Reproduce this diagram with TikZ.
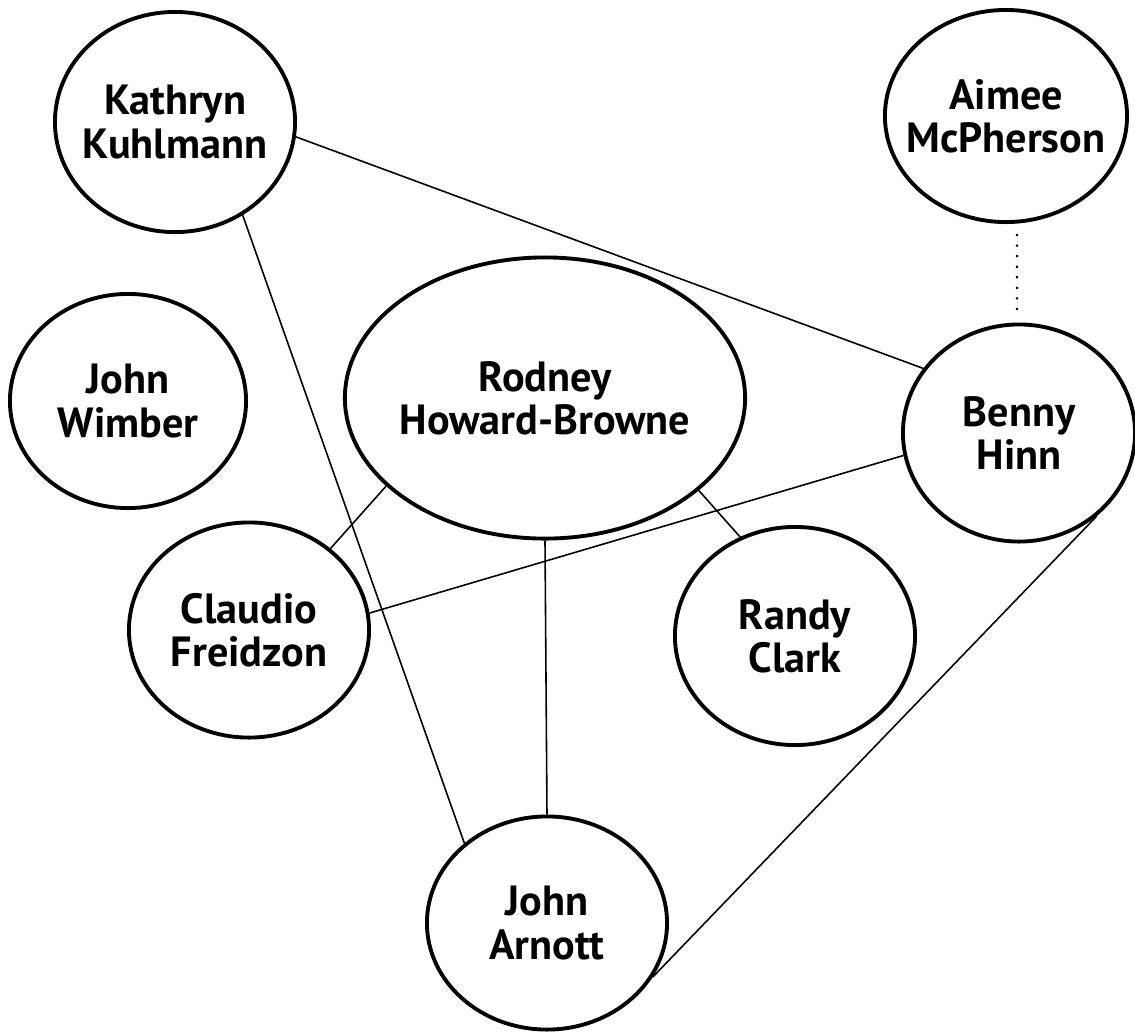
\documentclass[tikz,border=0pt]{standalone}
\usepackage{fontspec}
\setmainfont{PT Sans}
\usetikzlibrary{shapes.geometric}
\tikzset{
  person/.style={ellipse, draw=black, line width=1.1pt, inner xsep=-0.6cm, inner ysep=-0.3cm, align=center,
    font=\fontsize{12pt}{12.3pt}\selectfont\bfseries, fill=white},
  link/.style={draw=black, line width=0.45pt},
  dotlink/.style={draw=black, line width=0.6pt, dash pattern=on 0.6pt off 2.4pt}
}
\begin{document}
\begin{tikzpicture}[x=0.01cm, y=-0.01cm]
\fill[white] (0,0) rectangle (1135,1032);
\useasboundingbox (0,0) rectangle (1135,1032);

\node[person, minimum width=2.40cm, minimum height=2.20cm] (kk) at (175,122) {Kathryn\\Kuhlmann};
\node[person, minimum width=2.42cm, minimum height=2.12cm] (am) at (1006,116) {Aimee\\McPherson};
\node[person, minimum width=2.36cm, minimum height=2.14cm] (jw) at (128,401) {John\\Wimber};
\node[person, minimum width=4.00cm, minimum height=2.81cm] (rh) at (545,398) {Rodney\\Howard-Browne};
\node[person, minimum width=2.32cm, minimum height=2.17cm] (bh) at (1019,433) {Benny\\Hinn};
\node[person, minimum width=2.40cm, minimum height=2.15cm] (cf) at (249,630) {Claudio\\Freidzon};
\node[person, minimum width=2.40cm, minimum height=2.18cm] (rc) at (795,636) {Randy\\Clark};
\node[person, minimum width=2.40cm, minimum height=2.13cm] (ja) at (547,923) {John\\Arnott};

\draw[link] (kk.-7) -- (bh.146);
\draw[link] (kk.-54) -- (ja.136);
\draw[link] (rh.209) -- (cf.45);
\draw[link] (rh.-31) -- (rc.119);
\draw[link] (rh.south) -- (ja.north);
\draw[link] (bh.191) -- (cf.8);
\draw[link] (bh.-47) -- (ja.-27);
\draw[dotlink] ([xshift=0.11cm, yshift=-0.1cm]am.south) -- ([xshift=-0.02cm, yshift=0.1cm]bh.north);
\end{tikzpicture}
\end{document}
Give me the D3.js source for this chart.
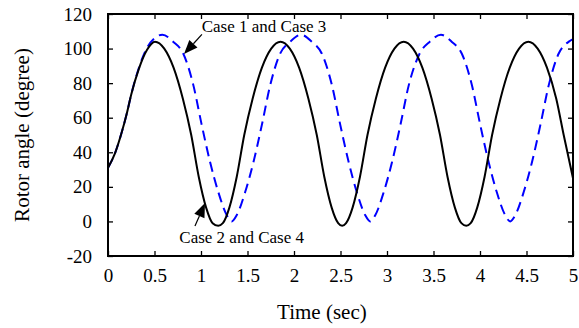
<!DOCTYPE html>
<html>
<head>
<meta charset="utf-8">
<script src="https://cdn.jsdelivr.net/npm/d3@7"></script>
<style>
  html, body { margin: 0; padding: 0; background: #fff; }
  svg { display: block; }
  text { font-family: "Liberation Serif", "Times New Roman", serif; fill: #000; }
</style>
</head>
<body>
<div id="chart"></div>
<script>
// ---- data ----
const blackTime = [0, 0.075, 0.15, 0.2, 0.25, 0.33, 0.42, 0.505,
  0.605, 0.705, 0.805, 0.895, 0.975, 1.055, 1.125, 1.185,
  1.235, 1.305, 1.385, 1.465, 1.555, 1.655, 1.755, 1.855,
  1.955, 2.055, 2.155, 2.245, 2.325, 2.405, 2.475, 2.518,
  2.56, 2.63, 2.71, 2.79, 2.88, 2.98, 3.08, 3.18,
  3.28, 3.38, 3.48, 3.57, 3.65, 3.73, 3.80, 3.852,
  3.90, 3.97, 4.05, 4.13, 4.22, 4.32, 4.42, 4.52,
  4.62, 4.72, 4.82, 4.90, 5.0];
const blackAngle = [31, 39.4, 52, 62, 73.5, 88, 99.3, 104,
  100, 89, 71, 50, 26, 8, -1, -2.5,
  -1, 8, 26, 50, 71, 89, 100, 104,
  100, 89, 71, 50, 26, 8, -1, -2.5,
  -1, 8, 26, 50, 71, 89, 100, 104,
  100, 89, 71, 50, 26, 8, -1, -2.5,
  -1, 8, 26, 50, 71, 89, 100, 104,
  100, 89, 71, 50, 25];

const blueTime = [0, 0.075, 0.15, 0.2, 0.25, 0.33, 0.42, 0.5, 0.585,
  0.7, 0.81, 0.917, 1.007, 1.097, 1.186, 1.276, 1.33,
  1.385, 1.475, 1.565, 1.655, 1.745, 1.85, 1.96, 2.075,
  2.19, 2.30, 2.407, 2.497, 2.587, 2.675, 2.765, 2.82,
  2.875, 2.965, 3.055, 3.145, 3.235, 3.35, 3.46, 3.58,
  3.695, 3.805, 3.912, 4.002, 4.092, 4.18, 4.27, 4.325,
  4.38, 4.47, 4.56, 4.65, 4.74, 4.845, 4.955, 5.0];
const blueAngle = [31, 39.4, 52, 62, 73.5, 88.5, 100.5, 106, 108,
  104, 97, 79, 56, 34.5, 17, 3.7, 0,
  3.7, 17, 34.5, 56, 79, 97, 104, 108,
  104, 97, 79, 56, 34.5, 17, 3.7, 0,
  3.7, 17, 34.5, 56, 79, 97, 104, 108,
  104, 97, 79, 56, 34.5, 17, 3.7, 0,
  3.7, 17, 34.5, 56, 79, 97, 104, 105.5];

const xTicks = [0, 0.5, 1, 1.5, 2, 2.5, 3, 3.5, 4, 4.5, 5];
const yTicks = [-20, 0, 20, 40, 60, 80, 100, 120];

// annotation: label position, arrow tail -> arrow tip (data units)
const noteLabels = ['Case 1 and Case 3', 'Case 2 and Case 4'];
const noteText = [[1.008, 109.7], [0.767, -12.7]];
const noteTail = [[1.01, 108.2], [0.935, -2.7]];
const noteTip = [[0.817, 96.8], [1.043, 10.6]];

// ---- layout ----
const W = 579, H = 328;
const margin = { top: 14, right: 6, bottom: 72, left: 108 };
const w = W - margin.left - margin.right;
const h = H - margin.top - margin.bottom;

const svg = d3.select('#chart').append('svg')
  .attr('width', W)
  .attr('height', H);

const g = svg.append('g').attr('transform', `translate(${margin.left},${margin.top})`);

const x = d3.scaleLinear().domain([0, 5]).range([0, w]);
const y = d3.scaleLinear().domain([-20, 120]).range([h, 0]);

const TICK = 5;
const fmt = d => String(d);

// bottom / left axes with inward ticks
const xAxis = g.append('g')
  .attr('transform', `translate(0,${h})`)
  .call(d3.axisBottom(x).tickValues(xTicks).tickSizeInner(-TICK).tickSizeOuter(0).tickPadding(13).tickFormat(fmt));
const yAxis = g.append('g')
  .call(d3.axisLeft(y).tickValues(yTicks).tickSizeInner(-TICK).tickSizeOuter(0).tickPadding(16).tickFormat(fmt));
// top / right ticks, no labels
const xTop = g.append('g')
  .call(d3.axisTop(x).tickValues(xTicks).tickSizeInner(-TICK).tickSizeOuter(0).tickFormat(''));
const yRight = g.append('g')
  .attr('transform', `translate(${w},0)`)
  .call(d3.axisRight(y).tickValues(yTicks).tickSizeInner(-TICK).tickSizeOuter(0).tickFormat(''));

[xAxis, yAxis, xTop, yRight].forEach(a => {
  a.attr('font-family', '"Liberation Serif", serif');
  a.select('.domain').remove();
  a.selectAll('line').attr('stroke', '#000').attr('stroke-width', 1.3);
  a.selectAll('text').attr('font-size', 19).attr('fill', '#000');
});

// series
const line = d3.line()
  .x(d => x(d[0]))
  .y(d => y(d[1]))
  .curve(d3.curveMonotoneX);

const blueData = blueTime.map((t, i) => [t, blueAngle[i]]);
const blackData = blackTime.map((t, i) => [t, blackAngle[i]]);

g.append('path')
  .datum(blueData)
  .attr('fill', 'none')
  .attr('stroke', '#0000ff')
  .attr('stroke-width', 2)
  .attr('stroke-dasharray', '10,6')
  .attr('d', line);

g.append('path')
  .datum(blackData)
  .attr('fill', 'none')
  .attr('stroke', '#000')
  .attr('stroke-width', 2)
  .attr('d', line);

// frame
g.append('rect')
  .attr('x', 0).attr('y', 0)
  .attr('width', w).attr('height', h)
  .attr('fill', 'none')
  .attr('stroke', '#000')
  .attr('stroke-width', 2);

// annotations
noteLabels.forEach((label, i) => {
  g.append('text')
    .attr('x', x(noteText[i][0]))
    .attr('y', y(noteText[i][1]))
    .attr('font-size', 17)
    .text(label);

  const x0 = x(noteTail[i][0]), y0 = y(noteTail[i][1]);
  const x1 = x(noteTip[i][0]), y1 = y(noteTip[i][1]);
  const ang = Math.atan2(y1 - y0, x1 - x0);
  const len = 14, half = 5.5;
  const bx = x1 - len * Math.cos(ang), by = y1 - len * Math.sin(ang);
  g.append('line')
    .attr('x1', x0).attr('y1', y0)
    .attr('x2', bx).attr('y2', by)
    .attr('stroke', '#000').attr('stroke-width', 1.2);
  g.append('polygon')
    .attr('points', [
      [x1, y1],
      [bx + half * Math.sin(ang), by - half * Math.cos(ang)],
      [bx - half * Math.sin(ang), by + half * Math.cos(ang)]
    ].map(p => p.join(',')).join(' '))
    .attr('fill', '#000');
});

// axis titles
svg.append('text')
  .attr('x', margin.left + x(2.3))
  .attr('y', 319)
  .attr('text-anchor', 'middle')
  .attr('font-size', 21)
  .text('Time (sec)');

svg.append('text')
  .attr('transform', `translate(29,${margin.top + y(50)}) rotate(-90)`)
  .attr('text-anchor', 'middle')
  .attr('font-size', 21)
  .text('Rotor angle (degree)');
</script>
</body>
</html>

> [GOAL]:
Extract each line holding the word "this" from the records.

> [TASK ANSWER]:
Reproduce this diagram with TikZ.
Give me the D3.js source for this chart.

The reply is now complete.